### Exercise details
Pictures in the data below are not part of the copy; transcribe everything else exactly.

### Supplied material
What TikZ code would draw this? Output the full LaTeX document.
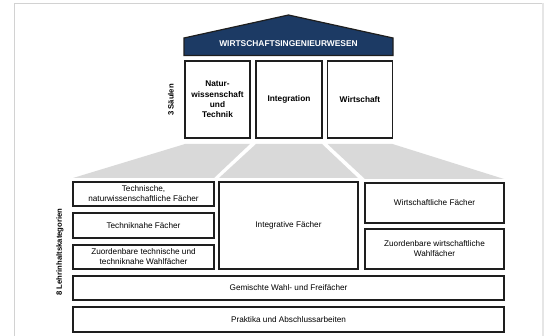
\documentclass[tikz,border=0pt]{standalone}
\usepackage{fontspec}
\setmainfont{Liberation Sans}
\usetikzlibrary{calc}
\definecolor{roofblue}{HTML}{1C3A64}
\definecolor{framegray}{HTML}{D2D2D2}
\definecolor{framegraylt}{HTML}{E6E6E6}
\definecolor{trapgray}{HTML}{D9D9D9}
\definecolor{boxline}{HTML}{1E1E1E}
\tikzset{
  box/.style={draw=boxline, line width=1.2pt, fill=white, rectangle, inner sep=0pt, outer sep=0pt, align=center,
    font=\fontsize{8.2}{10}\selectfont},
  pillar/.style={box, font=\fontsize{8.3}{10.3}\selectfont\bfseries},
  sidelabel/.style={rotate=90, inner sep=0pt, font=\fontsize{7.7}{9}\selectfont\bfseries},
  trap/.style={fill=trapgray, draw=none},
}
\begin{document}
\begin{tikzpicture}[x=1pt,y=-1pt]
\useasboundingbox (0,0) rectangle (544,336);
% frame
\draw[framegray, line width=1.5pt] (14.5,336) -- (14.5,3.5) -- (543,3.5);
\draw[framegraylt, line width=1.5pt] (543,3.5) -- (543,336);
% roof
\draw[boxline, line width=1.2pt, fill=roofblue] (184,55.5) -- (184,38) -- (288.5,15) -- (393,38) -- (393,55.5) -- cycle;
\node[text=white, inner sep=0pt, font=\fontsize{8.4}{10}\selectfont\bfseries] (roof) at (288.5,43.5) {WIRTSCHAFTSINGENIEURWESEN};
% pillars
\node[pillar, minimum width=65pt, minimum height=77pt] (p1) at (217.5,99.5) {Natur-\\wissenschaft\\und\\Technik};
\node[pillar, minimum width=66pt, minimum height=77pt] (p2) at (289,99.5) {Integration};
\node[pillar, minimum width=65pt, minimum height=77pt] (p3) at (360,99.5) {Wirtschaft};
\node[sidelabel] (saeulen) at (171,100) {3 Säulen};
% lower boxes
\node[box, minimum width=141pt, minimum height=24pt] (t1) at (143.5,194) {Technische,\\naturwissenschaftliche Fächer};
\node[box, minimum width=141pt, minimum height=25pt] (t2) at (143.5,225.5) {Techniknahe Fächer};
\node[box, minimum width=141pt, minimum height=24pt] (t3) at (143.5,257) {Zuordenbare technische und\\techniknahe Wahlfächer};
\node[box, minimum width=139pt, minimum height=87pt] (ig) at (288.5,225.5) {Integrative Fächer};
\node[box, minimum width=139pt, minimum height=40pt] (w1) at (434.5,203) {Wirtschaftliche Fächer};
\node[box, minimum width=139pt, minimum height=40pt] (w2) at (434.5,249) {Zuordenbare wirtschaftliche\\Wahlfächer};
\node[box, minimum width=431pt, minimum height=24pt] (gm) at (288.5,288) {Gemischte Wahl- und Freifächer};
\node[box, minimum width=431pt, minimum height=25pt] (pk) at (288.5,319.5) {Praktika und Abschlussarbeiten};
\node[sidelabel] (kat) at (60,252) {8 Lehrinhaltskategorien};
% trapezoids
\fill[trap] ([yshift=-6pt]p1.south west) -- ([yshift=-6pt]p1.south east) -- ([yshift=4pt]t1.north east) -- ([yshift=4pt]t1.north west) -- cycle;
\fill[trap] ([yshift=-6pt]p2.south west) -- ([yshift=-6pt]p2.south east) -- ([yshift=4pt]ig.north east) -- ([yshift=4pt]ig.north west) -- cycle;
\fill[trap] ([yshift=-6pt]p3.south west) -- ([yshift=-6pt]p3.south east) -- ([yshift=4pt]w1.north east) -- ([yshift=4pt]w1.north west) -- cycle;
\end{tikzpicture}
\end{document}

### Solution
What TikZ code would draw this? Output the full LaTeX document.
\documentclass[tikz,border=0pt]{standalone}
\usepackage{fontspec}
\setmainfont{Liberation Sans}
\usetikzlibrary{calc}
\definecolor{roofblue}{HTML}{1C3A64}
\definecolor{framegray}{HTML}{D2D2D2}
\definecolor{framegraylt}{HTML}{E6E6E6}
\definecolor{trapgray}{HTML}{D9D9D9}
\definecolor{boxline}{HTML}{1E1E1E}
\tikzset{
  box/.style={draw=boxline, line width=1.2pt, fill=white, rectangle, inner sep=0pt, outer sep=0pt, align=center,
    font=\fontsize{8.2}{10}\selectfont},
  pillar/.style={box, font=\fontsize{8.3}{10.3}\selectfont\bfseries},
  sidelabel/.style={rotate=90, inner sep=0pt, font=\fontsize{7.7}{9}\selectfont\bfseries},
  trap/.style={fill=trapgray, draw=none},
}
\begin{document}
\begin{tikzpicture}[x=1pt,y=-1pt]
\useasboundingbox (0,0) rectangle (544,336);
% frame
\draw[framegray, line width=1.5pt] (14.5,336) -- (14.5,3.5) -- (543,3.5);
\draw[framegraylt, line width=1.5pt] (543,3.5) -- (543,336);
% roof
\draw[boxline, line width=1.2pt, fill=roofblue] (184,55.5) -- (184,38) -- (288.5,15) -- (393,38) -- (393,55.5) -- cycle;
\node[text=white, inner sep=0pt, font=\fontsize{8.4}{10}\selectfont\bfseries] (roof) at (288.5,43.5) {WIRTSCHAFTSINGENIEURWESEN};
% pillars
\node[pillar, minimum width=65pt, minimum height=77pt] (p1) at (217.5,99.5) {Natur-\\wissenschaft\\und\\Technik};
\node[pillar, minimum width=66pt, minimum height=77pt] (p2) at (289,99.5) {Integration};
\node[pillar, minimum width=65pt, minimum height=77pt] (p3) at (360,99.5) {Wirtschaft};
\node[sidelabel] (saeulen) at (171,100) {3 Säulen};
% lower boxes
\node[box, minimum width=141pt, minimum height=24pt] (t1) at (143.5,194) {Technische,\\naturwissenschaftliche Fächer};
\node[box, minimum width=141pt, minimum height=25pt] (t2) at (143.5,225.5) {Techniknahe Fächer};
\node[box, minimum width=141pt, minimum height=24pt] (t3) at (143.5,257) {Zuordenbare technische und\\techniknahe Wahlfächer};
\node[box, minimum width=139pt, minimum height=87pt] (ig) at (288.5,225.5) {Integrative Fächer};
\node[box, minimum width=139pt, minimum height=40pt] (w1) at (434.5,203) {Wirtschaftliche Fächer};
\node[box, minimum width=139pt, minimum height=40pt] (w2) at (434.5,249) {Zuordenbare wirtschaftliche\\Wahlfächer};
\node[box, minimum width=431pt, minimum height=24pt] (gm) at (288.5,288) {Gemischte Wahl- und Freifächer};
\node[box, minimum width=431pt, minimum height=25pt] (pk) at (288.5,319.5) {Praktika und Abschlussarbeiten};
\node[sidelabel] (kat) at (60,252) {8 Lehrinhaltskategorien};
% trapezoids
\fill[trap] ([yshift=-6pt]p1.south west) -- ([yshift=-6pt]p1.south east) -- ([yshift=4pt]t1.north east) -- ([yshift=4pt]t1.north west) -- cycle;
\fill[trap] ([yshift=-6pt]p2.south west) -- ([yshift=-6pt]p2.south east) -- ([yshift=4pt]ig.north east) -- ([yshift=4pt]ig.north west) -- cycle;
\fill[trap] ([yshift=-6pt]p3.south west) -- ([yshift=-6pt]p3.south east) -- ([yshift=4pt]w1.north east) -- ([yshift=4pt]w1.north west) -- cycle;
\end{tikzpicture}
\end{document}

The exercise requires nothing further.